--- START OF Data section ---
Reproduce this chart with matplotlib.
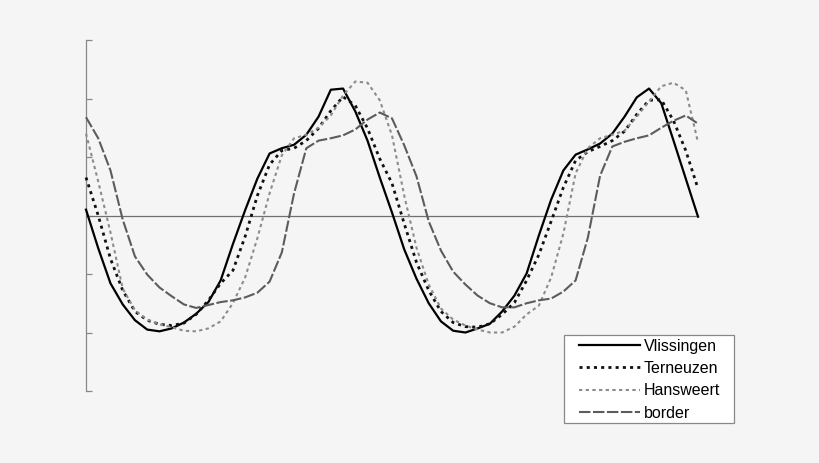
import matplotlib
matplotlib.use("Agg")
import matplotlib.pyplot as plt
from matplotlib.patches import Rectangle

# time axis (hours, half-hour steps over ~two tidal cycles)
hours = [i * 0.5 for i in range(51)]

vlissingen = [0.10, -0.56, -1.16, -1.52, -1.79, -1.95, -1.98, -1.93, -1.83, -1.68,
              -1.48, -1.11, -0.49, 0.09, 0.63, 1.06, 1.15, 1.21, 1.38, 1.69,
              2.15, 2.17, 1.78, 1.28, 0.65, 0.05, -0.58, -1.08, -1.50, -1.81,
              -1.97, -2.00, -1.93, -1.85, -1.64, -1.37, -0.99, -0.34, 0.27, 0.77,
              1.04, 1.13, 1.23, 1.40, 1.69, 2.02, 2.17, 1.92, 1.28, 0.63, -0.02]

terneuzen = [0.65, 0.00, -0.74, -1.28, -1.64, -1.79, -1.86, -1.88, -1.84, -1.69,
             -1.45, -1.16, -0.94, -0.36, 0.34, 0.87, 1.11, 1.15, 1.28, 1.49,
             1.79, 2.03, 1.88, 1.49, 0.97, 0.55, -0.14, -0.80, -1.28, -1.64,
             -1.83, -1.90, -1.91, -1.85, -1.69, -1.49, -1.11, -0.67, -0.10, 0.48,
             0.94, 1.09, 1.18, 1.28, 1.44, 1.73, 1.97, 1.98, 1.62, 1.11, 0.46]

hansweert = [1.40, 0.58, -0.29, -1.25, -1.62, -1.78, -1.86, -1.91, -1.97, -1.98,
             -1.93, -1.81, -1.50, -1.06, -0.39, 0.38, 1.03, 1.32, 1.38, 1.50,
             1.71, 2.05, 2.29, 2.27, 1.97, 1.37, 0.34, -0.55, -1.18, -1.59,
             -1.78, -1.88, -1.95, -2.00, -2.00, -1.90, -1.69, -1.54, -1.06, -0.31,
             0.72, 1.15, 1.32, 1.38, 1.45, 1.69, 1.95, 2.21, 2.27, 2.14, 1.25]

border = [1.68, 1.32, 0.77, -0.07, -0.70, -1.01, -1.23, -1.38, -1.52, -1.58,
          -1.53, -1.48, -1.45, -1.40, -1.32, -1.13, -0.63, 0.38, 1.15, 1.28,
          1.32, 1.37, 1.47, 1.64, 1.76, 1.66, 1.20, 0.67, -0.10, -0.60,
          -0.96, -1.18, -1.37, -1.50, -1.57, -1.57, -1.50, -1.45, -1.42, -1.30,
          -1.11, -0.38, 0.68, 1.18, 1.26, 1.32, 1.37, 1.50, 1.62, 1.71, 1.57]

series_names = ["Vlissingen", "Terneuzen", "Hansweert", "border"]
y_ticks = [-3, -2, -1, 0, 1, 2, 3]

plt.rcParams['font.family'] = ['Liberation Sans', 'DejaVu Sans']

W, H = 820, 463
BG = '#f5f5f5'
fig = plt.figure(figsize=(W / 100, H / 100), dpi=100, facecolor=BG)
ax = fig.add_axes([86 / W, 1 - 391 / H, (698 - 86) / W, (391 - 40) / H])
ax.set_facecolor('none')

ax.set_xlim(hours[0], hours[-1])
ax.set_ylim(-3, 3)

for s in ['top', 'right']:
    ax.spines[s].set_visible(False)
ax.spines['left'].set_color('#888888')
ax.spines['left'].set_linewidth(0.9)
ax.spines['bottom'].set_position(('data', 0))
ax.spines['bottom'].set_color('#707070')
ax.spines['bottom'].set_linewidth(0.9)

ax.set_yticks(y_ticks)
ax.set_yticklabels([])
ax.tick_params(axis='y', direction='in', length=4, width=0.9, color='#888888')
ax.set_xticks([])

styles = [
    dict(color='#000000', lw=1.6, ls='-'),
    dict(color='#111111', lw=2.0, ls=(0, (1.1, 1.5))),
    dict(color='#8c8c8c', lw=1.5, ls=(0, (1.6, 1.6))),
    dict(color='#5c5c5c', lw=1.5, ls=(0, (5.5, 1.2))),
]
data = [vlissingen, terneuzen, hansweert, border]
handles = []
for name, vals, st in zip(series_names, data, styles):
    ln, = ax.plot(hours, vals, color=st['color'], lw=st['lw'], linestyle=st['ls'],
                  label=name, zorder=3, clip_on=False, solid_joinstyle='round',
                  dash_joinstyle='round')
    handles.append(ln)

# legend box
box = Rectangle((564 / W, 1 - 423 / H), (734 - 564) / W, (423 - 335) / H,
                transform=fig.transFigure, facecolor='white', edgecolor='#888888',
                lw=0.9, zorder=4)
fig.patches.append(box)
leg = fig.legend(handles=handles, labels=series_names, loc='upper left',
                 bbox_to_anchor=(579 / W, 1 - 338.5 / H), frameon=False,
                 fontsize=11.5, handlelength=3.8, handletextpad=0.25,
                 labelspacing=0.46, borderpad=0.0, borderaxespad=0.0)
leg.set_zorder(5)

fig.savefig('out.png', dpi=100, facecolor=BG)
--- END OF Data section ---
◆ **Exercise aim**
Copy all lines from the material that hold "matplotlib".

◆ **Solution**
Reproduce this chart with matplotlib.
import matplotlib
matplotlib.use("Agg")
import matplotlib.pyplot as plt
from matplotlib.patches import Rectangle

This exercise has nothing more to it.